__Work to complete__
Omit every picture and write out the rest of the records exactly.

[Rows from a dataset of charts and code]
--- start ---
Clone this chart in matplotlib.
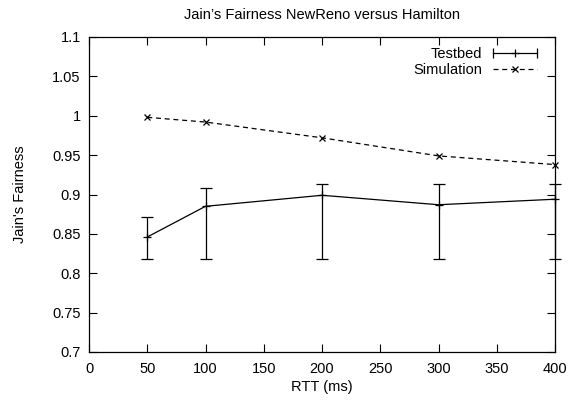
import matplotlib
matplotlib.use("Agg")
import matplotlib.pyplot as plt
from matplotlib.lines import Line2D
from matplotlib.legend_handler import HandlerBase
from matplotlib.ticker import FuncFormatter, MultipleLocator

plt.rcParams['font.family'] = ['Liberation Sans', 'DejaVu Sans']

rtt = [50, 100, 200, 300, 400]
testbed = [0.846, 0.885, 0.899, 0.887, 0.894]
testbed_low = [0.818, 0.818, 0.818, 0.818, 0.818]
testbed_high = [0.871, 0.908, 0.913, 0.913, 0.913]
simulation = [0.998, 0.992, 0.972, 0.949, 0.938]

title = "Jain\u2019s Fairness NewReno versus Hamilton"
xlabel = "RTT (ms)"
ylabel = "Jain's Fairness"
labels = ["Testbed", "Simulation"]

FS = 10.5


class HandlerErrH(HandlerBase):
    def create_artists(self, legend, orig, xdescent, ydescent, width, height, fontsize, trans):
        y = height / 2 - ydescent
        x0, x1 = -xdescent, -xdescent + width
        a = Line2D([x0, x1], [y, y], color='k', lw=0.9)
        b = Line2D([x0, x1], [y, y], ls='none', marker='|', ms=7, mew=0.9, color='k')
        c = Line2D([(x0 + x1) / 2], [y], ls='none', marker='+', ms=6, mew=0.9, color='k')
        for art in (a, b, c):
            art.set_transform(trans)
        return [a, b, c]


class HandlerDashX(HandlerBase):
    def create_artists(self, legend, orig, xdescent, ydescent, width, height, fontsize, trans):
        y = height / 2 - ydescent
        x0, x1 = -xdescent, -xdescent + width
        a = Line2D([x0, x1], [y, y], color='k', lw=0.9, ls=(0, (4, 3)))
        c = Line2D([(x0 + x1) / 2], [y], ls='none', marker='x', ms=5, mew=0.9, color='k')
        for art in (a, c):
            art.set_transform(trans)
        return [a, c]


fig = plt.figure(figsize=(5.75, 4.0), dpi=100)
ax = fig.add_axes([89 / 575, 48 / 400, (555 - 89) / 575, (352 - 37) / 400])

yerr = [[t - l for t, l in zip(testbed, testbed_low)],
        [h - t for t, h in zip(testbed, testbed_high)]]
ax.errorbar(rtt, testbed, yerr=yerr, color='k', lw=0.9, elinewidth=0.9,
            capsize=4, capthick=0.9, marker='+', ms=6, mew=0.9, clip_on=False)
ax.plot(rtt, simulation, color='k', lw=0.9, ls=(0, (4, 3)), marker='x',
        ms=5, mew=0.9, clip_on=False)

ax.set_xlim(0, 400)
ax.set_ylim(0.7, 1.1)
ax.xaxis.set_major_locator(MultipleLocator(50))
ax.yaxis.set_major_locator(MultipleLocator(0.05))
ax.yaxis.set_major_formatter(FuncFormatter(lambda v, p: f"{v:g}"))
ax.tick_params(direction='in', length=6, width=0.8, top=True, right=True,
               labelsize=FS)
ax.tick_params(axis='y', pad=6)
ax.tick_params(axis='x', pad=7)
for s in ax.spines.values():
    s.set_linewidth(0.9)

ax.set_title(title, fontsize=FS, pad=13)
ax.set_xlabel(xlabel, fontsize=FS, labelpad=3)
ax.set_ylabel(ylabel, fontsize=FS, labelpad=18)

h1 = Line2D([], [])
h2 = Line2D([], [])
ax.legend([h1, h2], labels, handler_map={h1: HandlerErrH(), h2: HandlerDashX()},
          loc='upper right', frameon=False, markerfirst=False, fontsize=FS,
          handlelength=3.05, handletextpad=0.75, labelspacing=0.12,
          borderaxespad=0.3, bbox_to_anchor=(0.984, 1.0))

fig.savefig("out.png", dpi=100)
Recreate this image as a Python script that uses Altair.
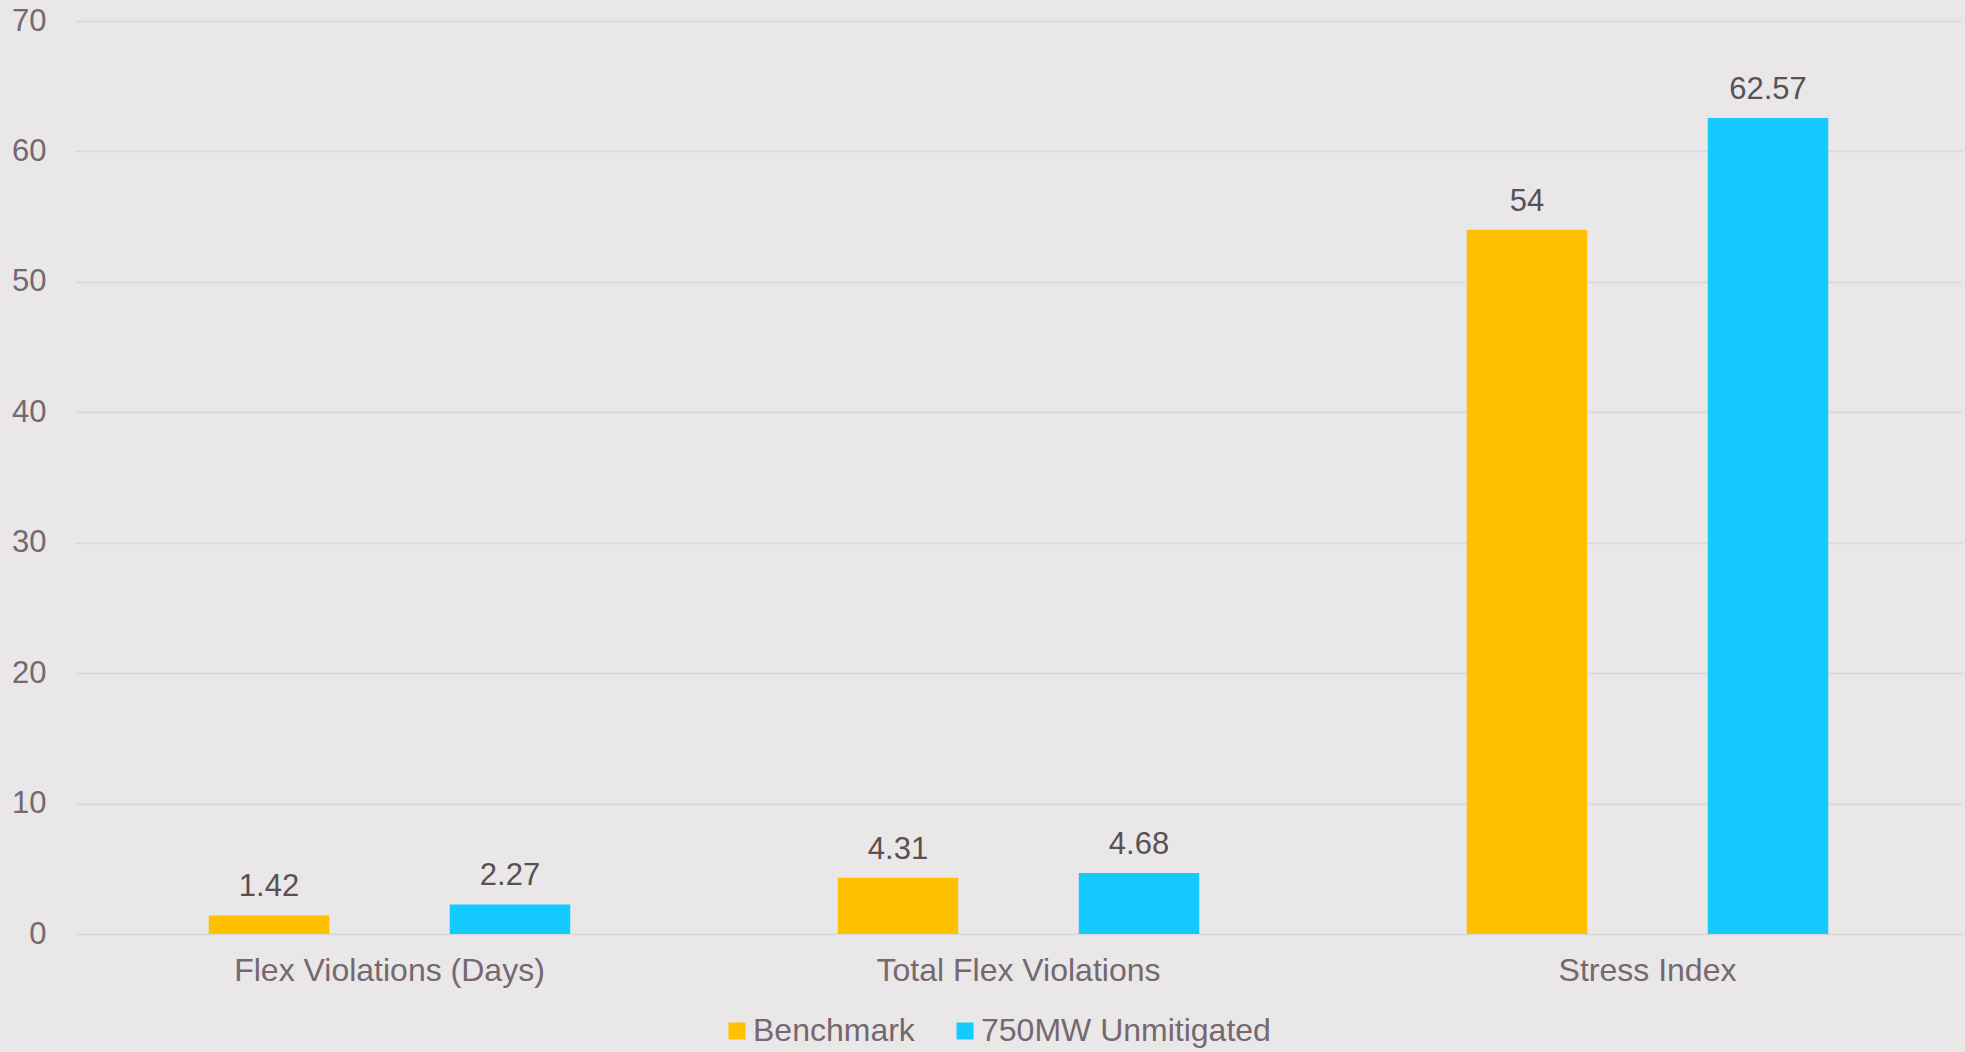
--- end ---
__Result for this exercise__
Clone this chart in matplotlib.
import matplotlib
matplotlib.use("Agg")
import matplotlib.pyplot as plt
from matplotlib.lines import Line2D
from matplotlib.legend_handler import HandlerBase
from matplotlib.ticker import FuncFormatter, MultipleLocator

plt.rcParams['font.family'] = ['Liberation Sans', 'DejaVu Sans']

rtt = [50, 100, 200, 300, 400]
testbed = [0.846, 0.885, 0.899, 0.887, 0.894]
testbed_low = [0.818, 0.818, 0.818, 0.818, 0.818]
testbed_high = [0.871, 0.908, 0.913, 0.913, 0.913]
simulation = [0.998, 0.992, 0.972, 0.949, 0.938]

title = "Jain\u2019s Fairness NewReno versus Hamilton"
xlabel = "RTT (ms)"
ylabel = "Jain's Fairness"
labels = ["Testbed", "Simulation"]

FS = 10.5


class HandlerErrH(HandlerBase):
    def create_artists(self, legend, orig, xdescent, ydescent, width, height, fontsize, trans):
        y = height / 2 - ydescent
        x0, x1 = -xdescent, -xdescent + width
        a = Line2D([x0, x1], [y, y], color='k', lw=0.9)
        b = Line2D([x0, x1], [y, y], ls='none', marker='|', ms=7, mew=0.9, color='k')
        c = Line2D([(x0 + x1) / 2], [y], ls='none', marker='+', ms=6, mew=0.9, color='k')
        for art in (a, b, c):
            art.set_transform(trans)
        return [a, b, c]


class HandlerDashX(HandlerBase):
    def create_artists(self, legend, orig, xdescent, ydescent, width, height, fontsize, trans):
        y = height / 2 - ydescent
        x0, x1 = -xdescent, -xdescent + width
        a = Line2D([x0, x1], [y, y], color='k', lw=0.9, ls=(0, (4, 3)))
        c = Line2D([(x0 + x1) / 2], [y], ls='none', marker='x', ms=5, mew=0.9, color='k')
        for art in (a, c):
            art.set_transform(trans)
        return [a, c]


fig = plt.figure(figsize=(5.75, 4.0), dpi=100)
ax = fig.add_axes([89 / 575, 48 / 400, (555 - 89) / 575, (352 - 37) / 400])

yerr = [[t - l for t, l in zip(testbed, testbed_low)],
        [h - t for t, h in zip(testbed, testbed_high)]]
ax.errorbar(rtt, testbed, yerr=yerr, color='k', lw=0.9, elinewidth=0.9,
            capsize=4, capthick=0.9, marker='+', ms=6, mew=0.9, clip_on=False)
ax.plot(rtt, simulation, color='k', lw=0.9, ls=(0, (4, 3)), marker='x',
        ms=5, mew=0.9, clip_on=False)

ax.set_xlim(0, 400)
ax.set_ylim(0.7, 1.1)
ax.xaxis.set_major_locator(MultipleLocator(50))
ax.yaxis.set_major_locator(MultipleLocator(0.05))
ax.yaxis.set_major_formatter(FuncFormatter(lambda v, p: f"{v:g}"))
ax.tick_params(direction='in', length=6, width=0.8, top=True, right=True,
               labelsize=FS)
ax.tick_params(axis='y', pad=6)
ax.tick_params(axis='x', pad=7)
for s in ax.spines.values():
    s.set_linewidth(0.9)

ax.set_title(title, fontsize=FS, pad=13)
ax.set_xlabel(xlabel, fontsize=FS, labelpad=3)
ax.set_ylabel(ylabel, fontsize=FS, labelpad=18)

h1 = Line2D([], [])
h2 = Line2D([], [])
ax.legend([h1, h2], labels, handler_map={h1: HandlerErrH(), h2: HandlerDashX()},
          loc='upper right', frameon=False, markerfirst=False, fontsize=FS,
          handlelength=3.05, handletextpad=0.75, labelspacing=0.12,
          borderaxespad=0.3, bbox_to_anchor=(0.984, 1.0))

fig.savefig("out.png", dpi=100)
Recreate this image as a Python script that uses Altair.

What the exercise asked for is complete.